Leaves exposed to atmospheric conditions leads to the invariable accumulation of magnetic particles, which are ubiquitously present in PM but allow distinguishing between low and high pollution levels. Throughout this PhD research, the applicability of biomagnetic monitoring as a fingerprinting tool for atmospheric PM was investigated across different environments and source types, using a combination of analytical techniques. Overall this consisted in 1) characterizing major urban source types of PM by means of magnetic, chemical and microscopic techniques, to obtain source-specific magnetic and physicochemical PM fingerprints, 2) investigating potential associations source-specific magnetic and physicochemical PM fingerprints, and 3) evaluating leaf biomagnetic monitoring as a strategy to infer atmospheric PM levels and characteristics of major PM contributing sources.
Leaf-deposited PM from environments mainly exposed to different pollution sources were first investigated microscopically for their morphological characteristics and elemental composition. In a second stage, dedicated particle-analysis was combined with leaf magnetic investigation to discriminate between different source types (small scale) and between urban streets and parks across 20 European cities (large scale). To gain more insight on the leaf accumulation of PM, a multi-approach leaf monitoring campaign was also conducted using plant species with distinct macro- and micro-morphology.

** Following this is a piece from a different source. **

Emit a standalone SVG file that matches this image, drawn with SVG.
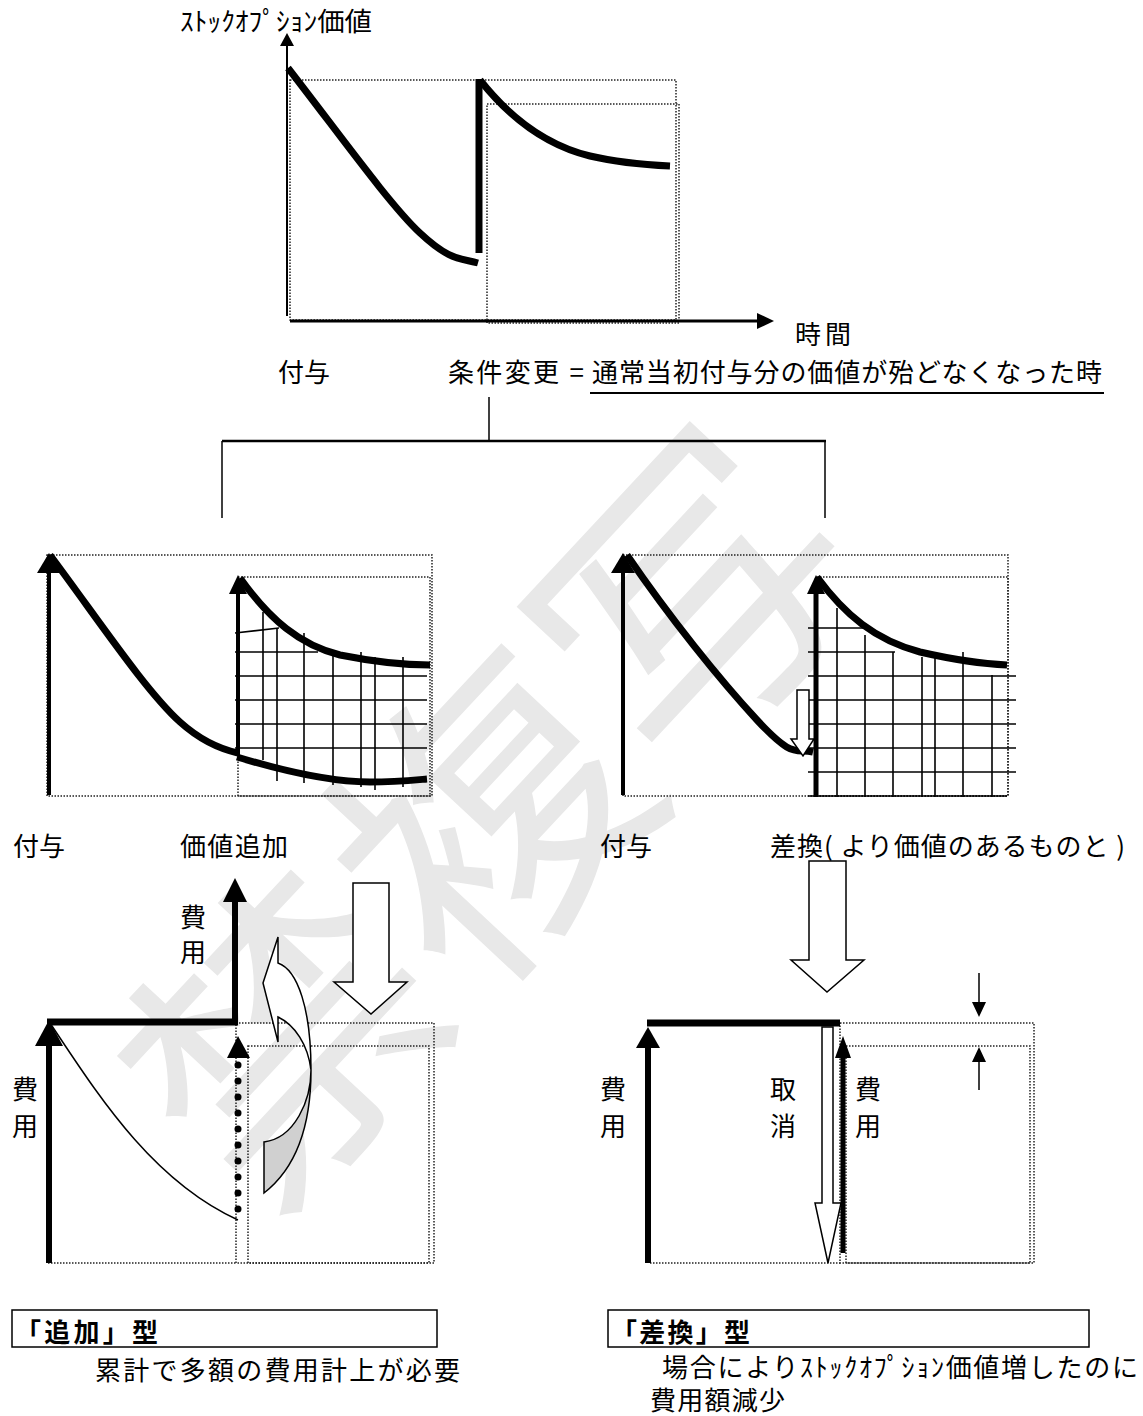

The information gathered on the analytical techniques used and their potential for source characterization were finally applied in a large PM fingerprinting (PMF) project. The PMF project comprised the monitoring and fingerprinting of five different source locations (road, railway and shipping traffic, industry and a background site) based on air-pumped samples (conventional monitoring) and exposed plant leaves, to obtain source-specific signatures and evaluate the applicability of leaf magnetic monitoring of PM. The health-risk potential of the studied source types was also explored in terms of human lung pro-inflammatory response.